• [What this task involves]
Write out exactly, please, every line from the beginning of the entries to the line holding "plt.rcParams['font.family'] = ['Open", and no pictures.

*** Records for the task ***

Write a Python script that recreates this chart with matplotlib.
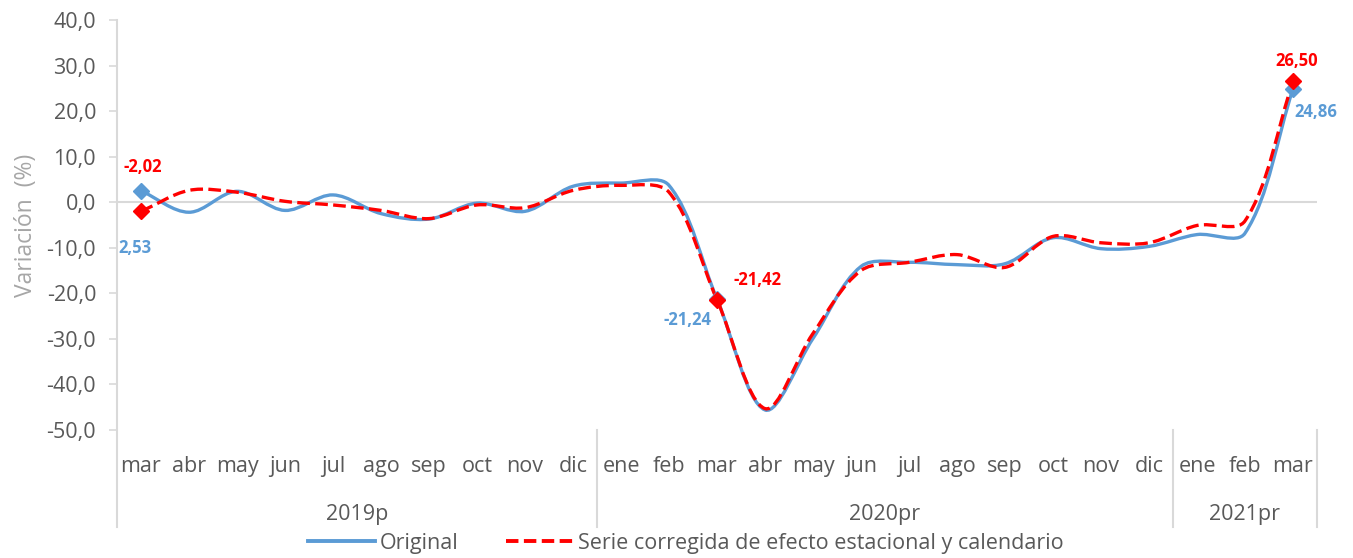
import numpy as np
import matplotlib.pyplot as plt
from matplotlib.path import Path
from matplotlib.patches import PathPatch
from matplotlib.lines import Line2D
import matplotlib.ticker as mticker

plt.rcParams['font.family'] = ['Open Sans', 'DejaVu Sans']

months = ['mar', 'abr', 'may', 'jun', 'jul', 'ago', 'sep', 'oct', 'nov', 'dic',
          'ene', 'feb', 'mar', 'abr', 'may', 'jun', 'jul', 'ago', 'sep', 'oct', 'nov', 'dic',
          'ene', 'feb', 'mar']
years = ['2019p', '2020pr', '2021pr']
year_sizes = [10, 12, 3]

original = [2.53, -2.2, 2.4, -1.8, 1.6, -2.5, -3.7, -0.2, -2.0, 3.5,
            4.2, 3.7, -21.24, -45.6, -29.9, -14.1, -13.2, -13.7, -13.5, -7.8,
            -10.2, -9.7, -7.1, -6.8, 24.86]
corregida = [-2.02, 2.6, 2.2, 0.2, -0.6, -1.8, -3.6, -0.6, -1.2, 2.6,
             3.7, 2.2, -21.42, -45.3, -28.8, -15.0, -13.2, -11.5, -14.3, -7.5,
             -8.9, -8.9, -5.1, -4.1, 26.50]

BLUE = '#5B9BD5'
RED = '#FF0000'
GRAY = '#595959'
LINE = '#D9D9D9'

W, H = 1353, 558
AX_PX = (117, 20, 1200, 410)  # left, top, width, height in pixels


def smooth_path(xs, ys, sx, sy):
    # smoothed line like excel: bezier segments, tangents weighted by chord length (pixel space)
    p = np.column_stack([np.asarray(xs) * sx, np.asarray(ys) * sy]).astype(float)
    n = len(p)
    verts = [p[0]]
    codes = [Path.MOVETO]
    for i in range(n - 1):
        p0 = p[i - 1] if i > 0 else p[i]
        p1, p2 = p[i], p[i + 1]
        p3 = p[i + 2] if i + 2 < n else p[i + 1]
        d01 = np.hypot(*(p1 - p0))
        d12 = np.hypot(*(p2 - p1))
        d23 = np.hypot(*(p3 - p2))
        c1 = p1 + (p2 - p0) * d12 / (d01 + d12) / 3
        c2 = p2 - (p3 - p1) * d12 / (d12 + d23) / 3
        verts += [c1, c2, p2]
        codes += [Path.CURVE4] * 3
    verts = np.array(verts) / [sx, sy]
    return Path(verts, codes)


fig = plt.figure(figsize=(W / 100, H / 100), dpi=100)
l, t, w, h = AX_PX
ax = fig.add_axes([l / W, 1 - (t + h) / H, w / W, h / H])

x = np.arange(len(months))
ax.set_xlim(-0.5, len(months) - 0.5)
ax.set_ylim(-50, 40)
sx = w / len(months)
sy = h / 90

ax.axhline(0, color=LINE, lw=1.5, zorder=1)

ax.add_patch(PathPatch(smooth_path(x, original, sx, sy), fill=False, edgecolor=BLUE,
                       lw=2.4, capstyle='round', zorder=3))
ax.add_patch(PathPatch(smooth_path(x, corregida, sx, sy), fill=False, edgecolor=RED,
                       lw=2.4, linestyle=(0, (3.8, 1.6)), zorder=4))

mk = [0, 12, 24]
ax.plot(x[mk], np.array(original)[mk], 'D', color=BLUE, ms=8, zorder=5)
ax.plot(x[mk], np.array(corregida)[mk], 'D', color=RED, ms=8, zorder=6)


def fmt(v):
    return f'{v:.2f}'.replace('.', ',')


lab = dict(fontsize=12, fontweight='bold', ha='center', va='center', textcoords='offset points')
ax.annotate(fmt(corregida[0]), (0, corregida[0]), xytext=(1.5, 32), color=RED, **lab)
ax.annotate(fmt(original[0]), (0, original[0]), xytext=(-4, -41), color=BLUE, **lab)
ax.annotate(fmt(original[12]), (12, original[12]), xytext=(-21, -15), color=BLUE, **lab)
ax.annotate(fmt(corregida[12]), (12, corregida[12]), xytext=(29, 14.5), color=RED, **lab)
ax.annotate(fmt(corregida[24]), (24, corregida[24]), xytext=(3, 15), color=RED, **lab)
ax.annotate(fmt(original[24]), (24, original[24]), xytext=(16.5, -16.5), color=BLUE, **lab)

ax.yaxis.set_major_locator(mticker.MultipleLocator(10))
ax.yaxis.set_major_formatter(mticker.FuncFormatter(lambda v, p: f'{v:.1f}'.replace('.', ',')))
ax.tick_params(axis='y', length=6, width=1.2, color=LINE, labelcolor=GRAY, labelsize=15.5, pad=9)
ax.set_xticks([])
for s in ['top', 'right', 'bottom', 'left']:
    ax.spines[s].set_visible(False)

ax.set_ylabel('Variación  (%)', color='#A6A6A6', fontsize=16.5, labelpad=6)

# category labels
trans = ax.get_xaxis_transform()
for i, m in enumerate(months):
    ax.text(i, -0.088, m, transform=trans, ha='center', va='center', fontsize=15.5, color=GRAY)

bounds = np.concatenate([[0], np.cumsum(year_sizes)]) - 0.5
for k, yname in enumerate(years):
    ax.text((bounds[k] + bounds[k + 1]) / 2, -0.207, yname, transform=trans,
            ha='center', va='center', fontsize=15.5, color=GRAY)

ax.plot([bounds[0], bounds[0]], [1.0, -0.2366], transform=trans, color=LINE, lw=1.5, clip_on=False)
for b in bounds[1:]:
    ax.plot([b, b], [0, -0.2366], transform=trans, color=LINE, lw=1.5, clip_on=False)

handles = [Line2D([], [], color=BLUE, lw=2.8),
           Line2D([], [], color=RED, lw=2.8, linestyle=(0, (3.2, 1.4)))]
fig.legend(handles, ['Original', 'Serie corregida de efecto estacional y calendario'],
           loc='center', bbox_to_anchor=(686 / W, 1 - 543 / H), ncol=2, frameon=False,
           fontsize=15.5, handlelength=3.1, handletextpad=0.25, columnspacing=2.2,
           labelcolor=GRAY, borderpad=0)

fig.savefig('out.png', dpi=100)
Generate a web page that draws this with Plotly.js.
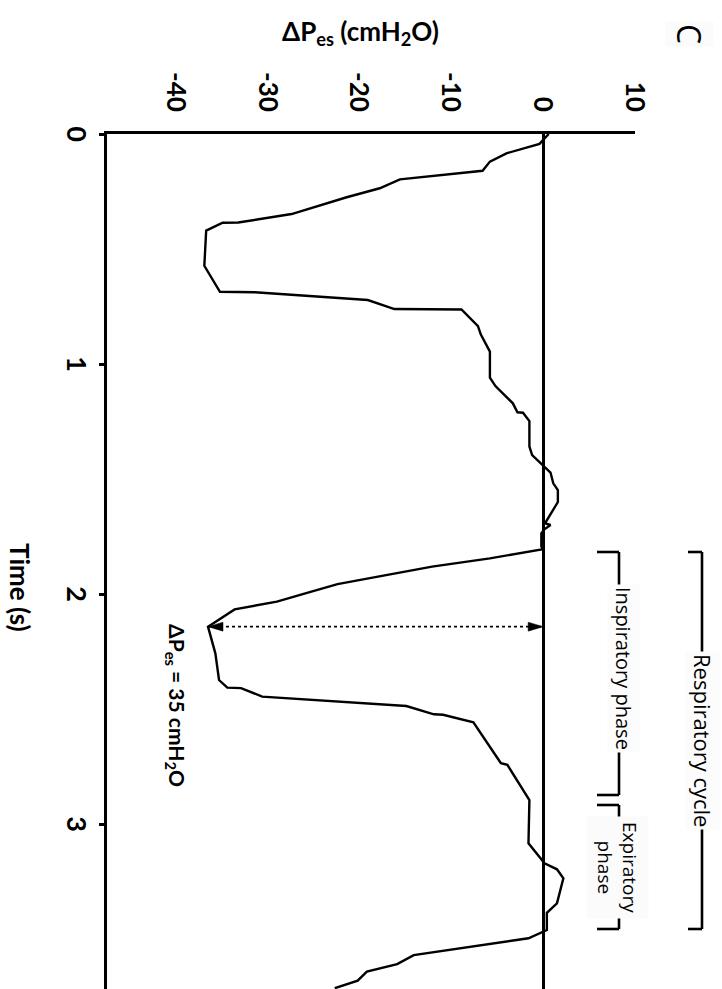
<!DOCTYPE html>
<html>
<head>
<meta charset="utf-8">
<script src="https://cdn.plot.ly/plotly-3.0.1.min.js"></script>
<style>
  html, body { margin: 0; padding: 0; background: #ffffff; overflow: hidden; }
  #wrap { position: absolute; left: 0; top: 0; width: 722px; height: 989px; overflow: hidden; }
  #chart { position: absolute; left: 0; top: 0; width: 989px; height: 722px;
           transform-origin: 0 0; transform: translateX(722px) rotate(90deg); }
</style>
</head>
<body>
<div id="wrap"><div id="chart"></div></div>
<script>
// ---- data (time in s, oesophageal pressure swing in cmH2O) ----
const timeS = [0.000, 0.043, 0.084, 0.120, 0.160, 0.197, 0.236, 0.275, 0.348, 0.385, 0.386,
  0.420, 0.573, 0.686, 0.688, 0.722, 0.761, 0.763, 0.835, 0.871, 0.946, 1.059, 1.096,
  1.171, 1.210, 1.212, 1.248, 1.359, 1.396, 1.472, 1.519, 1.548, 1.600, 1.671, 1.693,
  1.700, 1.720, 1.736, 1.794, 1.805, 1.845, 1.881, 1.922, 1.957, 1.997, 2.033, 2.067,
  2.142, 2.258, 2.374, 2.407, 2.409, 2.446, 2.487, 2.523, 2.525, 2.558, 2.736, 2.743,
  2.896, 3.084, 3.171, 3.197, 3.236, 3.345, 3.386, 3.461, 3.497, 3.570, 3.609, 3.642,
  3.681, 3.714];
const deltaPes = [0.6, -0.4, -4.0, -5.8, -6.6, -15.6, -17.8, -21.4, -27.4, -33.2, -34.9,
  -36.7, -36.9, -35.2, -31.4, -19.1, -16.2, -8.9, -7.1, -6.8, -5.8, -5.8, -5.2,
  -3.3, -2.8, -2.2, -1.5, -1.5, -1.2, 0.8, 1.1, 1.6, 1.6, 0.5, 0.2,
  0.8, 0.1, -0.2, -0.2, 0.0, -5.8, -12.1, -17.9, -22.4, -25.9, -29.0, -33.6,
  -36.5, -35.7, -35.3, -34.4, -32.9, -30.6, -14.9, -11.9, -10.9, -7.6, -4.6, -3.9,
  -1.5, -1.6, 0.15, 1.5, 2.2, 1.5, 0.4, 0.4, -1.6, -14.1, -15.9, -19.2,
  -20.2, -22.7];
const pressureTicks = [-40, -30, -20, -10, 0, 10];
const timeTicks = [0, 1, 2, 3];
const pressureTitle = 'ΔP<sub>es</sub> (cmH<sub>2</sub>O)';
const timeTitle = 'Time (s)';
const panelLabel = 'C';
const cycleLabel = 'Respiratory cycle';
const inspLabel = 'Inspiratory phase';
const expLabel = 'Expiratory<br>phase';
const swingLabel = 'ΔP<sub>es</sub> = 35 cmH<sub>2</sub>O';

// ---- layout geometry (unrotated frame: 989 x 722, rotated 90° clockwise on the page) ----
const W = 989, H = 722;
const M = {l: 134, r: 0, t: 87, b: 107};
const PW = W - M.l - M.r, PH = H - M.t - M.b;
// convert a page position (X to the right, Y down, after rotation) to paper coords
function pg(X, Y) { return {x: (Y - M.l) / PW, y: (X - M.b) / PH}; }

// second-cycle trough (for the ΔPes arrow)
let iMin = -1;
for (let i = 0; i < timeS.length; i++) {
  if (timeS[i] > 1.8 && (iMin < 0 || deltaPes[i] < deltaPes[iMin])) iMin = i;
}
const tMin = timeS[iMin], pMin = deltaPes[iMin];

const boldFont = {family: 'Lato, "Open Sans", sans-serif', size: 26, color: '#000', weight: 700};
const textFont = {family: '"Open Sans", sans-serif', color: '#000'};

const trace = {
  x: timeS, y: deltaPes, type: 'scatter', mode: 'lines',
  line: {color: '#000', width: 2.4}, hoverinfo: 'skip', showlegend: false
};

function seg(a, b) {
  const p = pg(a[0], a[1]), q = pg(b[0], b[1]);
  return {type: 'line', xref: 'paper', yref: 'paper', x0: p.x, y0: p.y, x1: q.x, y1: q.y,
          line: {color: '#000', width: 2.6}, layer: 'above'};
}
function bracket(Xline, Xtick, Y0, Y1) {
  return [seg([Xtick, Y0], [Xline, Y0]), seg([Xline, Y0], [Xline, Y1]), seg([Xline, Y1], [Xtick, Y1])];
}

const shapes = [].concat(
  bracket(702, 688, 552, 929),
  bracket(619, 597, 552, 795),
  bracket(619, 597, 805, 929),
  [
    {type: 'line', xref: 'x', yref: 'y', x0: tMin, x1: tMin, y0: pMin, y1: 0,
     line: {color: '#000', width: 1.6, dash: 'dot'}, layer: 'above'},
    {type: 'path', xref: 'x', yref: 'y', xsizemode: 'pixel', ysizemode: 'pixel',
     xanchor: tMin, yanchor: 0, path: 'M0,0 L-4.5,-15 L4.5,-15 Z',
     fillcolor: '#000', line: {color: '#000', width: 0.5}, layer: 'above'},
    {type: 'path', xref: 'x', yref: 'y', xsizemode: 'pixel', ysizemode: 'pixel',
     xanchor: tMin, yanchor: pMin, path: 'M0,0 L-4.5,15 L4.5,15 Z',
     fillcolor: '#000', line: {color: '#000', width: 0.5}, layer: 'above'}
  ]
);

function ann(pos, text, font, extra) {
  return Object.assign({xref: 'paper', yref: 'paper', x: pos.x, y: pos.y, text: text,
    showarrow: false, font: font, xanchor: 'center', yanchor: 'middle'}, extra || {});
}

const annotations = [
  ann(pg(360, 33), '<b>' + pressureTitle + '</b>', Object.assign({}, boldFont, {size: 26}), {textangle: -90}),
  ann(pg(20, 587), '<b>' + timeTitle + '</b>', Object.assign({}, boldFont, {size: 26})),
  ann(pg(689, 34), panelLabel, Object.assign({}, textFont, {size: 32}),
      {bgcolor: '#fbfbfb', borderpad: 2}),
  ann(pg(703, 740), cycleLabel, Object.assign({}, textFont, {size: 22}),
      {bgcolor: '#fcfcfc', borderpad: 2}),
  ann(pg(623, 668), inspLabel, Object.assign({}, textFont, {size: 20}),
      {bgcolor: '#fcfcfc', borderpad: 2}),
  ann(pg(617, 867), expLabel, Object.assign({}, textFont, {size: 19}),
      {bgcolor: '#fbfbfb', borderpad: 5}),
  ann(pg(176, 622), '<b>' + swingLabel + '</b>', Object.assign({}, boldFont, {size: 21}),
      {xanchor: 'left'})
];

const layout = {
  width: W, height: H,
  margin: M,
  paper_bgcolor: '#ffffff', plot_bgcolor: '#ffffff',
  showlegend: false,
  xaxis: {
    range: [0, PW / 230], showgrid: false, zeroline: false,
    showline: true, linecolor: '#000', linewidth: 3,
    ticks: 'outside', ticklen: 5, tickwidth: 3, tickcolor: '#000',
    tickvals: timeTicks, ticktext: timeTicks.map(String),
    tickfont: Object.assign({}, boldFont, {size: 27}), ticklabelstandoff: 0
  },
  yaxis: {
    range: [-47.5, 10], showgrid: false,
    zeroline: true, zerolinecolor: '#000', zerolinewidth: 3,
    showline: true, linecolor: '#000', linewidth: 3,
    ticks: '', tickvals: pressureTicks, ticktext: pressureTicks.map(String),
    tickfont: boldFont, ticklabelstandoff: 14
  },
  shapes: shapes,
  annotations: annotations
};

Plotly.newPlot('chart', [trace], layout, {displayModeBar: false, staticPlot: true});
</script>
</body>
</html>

***

• [Task response]
Write a Python script that recreates this chart with matplotlib.
import numpy as np
import matplotlib.pyplot as plt
from matplotlib.path import Path
from matplotlib.patches import PathPatch
from matplotlib.lines import Line2D
import matplotlib.ticker as mticker

plt.rcParams['font.family'] = ['Open Sans', 'DejaVu Sans']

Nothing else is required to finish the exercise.